◆ YOUR TASK ◆
Collect each line of the records containing the string "code".

◆ WORKING DATA ◆
++++++

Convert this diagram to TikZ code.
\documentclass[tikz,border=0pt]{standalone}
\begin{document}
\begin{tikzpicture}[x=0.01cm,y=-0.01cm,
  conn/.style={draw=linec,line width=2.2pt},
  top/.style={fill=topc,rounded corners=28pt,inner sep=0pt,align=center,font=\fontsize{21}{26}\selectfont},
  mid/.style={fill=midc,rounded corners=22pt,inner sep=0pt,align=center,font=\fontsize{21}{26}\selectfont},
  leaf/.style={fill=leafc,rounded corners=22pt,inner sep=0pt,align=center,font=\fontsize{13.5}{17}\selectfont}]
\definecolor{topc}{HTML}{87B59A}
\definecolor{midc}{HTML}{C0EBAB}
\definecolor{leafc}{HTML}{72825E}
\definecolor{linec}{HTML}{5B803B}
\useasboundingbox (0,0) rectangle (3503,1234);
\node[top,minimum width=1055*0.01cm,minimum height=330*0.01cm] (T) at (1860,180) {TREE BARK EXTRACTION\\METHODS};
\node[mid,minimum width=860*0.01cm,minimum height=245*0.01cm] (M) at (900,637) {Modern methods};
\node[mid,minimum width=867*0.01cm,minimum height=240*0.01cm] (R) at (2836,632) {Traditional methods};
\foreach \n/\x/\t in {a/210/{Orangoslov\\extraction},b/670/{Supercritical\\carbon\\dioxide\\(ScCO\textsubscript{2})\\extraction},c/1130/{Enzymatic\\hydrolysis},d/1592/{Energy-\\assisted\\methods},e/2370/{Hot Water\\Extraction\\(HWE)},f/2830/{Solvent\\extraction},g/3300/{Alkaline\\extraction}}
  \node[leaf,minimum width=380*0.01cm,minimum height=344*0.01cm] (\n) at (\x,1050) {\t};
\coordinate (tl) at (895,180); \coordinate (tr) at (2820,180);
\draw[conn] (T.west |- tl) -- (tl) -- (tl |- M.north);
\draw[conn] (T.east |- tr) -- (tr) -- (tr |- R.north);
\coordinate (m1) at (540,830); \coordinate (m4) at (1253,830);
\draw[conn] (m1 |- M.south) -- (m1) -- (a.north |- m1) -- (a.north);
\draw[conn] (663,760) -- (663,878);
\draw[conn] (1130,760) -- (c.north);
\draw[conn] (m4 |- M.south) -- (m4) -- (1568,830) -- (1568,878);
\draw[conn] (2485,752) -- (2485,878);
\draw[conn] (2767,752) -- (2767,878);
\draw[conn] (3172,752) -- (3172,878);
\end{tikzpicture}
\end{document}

++++++

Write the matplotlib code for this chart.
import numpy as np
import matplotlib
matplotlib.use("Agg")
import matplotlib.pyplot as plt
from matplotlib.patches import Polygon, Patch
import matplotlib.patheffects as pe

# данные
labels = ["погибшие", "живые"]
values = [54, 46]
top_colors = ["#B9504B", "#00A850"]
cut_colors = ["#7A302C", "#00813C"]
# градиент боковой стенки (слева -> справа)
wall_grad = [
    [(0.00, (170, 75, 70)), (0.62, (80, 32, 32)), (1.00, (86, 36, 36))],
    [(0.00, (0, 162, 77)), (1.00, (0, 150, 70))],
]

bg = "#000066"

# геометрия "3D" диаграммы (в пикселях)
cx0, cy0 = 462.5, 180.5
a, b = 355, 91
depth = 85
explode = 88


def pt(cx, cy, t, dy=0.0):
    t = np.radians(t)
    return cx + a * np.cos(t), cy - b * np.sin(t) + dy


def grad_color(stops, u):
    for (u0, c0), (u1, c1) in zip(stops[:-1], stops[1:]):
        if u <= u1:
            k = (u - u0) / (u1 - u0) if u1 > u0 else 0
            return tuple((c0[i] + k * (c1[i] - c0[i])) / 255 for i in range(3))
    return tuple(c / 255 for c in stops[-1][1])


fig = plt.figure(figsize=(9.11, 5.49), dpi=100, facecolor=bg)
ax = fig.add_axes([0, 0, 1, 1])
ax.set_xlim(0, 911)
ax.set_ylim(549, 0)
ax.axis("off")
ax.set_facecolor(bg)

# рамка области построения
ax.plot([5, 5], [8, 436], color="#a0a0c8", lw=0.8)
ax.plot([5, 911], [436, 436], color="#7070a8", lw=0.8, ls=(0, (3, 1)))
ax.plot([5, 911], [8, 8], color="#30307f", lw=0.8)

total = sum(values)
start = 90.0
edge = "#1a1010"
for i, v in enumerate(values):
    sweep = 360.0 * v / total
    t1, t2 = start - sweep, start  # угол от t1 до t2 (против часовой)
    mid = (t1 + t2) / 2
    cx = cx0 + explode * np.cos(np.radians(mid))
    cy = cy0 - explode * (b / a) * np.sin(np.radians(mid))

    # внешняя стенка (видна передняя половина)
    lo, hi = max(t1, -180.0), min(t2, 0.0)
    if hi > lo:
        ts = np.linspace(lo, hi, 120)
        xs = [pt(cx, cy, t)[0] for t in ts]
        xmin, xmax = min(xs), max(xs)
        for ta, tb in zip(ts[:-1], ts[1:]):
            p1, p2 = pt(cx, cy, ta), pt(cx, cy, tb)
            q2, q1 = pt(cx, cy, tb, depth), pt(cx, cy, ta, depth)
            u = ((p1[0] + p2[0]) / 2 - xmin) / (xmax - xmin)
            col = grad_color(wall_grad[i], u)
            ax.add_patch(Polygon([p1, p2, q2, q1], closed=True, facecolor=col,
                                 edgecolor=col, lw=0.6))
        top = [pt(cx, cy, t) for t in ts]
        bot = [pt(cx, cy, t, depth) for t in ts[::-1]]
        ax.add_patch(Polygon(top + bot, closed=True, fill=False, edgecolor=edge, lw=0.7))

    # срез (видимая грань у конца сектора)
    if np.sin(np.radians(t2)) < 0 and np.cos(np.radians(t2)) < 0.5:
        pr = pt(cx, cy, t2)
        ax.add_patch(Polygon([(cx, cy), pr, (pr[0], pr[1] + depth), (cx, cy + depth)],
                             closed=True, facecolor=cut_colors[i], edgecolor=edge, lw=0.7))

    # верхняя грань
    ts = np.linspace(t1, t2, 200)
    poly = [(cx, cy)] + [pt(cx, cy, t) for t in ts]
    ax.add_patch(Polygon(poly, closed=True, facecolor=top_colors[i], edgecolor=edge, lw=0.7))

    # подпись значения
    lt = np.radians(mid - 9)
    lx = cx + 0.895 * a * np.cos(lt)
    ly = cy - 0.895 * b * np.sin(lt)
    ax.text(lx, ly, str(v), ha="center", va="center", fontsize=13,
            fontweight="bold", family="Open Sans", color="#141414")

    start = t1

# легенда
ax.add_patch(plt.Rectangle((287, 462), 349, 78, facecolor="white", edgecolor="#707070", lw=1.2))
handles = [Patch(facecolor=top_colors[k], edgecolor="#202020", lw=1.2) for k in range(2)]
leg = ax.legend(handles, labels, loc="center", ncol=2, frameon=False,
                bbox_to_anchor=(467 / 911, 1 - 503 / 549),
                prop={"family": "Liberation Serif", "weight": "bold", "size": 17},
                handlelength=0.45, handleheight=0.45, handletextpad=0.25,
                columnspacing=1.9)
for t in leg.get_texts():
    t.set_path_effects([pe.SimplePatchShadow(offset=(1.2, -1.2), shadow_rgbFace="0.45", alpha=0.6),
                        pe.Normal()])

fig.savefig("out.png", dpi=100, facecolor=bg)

++++++

◆ FINAL RESULT ◆
Convert this diagram to TikZ code.
Write the matplotlib code for this chart.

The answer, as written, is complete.